Endekse göre Rusya, artık sadece Britanya ve Japonya’da yaşayanlar tarafından ana güvenlik tehdidi olarak algılanıyor. Rusya’ya yönelik tutumlardaki değişim özellikle Almanya’da dikkat çekiyor. Bir tehdit olarak Rusya, Almanlar için yıl içinde birinci sıradan yedinci sıraya düştü. Savaşlar ve iklim değişikliği sonucu kitlesel göç, radikal İslamcı terör ve siber saldırılar ilk üç sırada yer aldı.
Fransa’da da durum hemen hemen aynı ve İtalya’da Rusya bir tehdit olarak 12. sırada yer alıyor. ABD’de ise Rusya, Çin’in hemen önünde dördüncü sırada yer alıyor. Amerikalılar en çok siber saldırılardan ve toplumun kutuplaşmasından endişe duyuyor.

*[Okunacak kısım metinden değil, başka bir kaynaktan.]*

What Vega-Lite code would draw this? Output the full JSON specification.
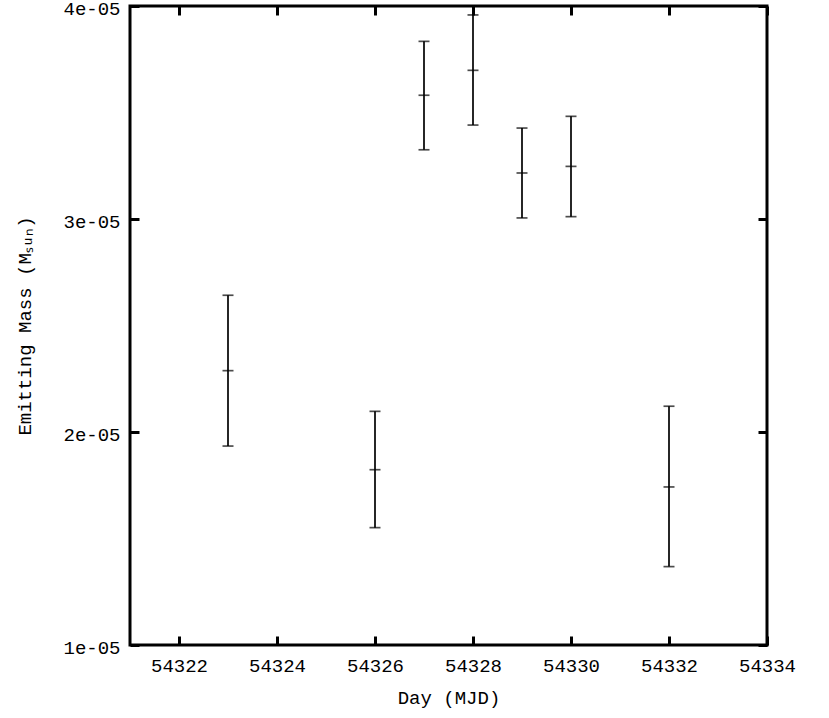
{
  "$schema": "https://vega.github.io/schema/vega-lite/v6.json",
  "autosize": "none",
  "width": 637,
  "height": 639,
  "padding": {"left": 130, "top": 6, "right": 62, "bottom": 73},
  "background": "white",
  "config": {
    "view": {"stroke": "black", "strokeWidth": 3},
    "axis": {
      "labelFont": "Liberation Mono",
      "titleFont": "Liberation Mono",
      "labelFontSize": 19,
      "titleFontSize": 19,
      "titleFontWeight": "normal",
      "labelColor": "black",
      "titleColor": "black",
      "tickColor": "black",
      "tickWidth": 3,
      "tickSize": -9,
      "labelFlush": false,
      "labelOverlap": false,
      "domain": false,
      "grid": false
    }
  },
  "data": {
    "values": [
      {"day": 54323, "mass": 2.288e-5, "lo": 1.934e-5, "hi": 2.642e-5},
      {"day": 54326, "mass": 1.823e-5, "lo": 1.551e-5, "hi": 2.097e-5},
      {"day": 54327, "mass": 3.581e-5, "lo": 3.325e-5, "hi": 3.834e-5},
      {"day": 54328, "mass": 3.698e-5, "lo": 3.441e-5, "hi": 3.958e-5},
      {"day": 54329, "mass": 3.216e-5, "lo": 3.005e-5, "hi": 3.427e-5},
      {"day": 54330, "mass": 3.247e-5, "lo": 3.011e-5, "hi": 3.482e-5},
      {"day": 54332, "mass": 1.742e-5, "lo": 1.368e-5, "hi": 2.121e-5}
    ]
  },
  "layer": [
    {
      "mark": {"type": "rule", "color": "black", "strokeWidth": 1.7},
      "encoding": {
        "x": {
          "field": "day", "type": "quantitative",
          "scale": {"domain": [54321, 54334], "nice": false, "zero": false},
          "axis": {"orient": "bottom", "values": [54322, 54324, 54326, 54328, 54330, 54332, 54334], "format": "d", "title": "Day (MJD)", "labelPadding": 20, "titlePadding": 13}
        },
        "y": {
          "field": "lo", "type": "quantitative",
          "scale": {"domain": [1e-5, 4e-5], "nice": false, "zero": false},
          "axis": {"orient": "left", "values": [1e-5, 2e-5, 3e-5, 4e-5], "labelExpr": "replace(format(datum.value, '.0e'), 'e-', 'e-0')", "title": "Emitting Mass (Mₛᵤₙ)", "labelPadding": 19, "labelOffset": 2, "titlePadding": 28}
        },
        "y2": {"field": "hi"}
      }
    },
    {
      "mark": {"type": "tick", "color": "black", "orient": "horizontal", "size": 11, "thickness": 1.7},
      "encoding": {
        "x": {
          "field": "day", "type": "quantitative",
          "axis": {"orient": "top", "values": [54322, 54324, 54326, 54328, 54330, 54332, 54334], "labels": false, "title": null}
        },
        "y": {
          "field": "hi", "type": "quantitative",
          "axis": {"orient": "right", "values": [1e-5, 2e-5, 3e-5, 4e-5], "labels": false, "title": null}
        }
      }
    },
    {
      "mark": {"type": "tick", "color": "black", "orient": "horizontal", "size": 11, "thickness": 1.7},
      "encoding": {
        "x": {"field": "day", "type": "quantitative", "axis": null},
        "y": {"field": "lo", "type": "quantitative", "axis": null}
      }
    },
    {
      "mark": {"type": "tick", "color": "black", "orient": "horizontal", "size": 11, "thickness": 1.7},
      "encoding": {
        "x": {"field": "day", "type": "quantitative", "axis": null},
        "y": {"field": "mass", "type": "quantitative", "axis": null}
      }
    }
  ],
  "resolve": {"axis": {"x": "independent", "y": "independent"}}
}
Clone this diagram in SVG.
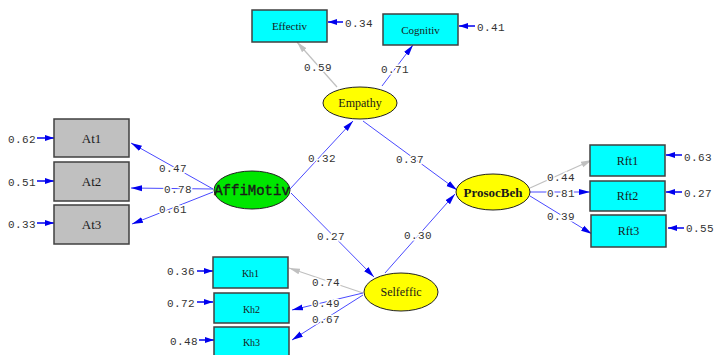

Ancak rapora göre bir bütün olarak Rusya’ya dönük tutumlar hala ‘son derece düşük’ bir seviyede ve 2021’dekinden çok daha kötü.
Fakat Çin, Hindistan ve Güney Afrika gibi BRICS üyelerinde tam tersi bir tablo gözlemlenebiliyor. Söz konusu ülkelerde Rusya hala büyük bir farkla müttefik olarak görülüyor. Sadece Brezilya’da Rusya’nın bir tehdit olarak algılanması biraz artmış olsa da Rusya hala listenin en sonunda, 32 olası risk faktörü arasında 23. sırada yer alıyor.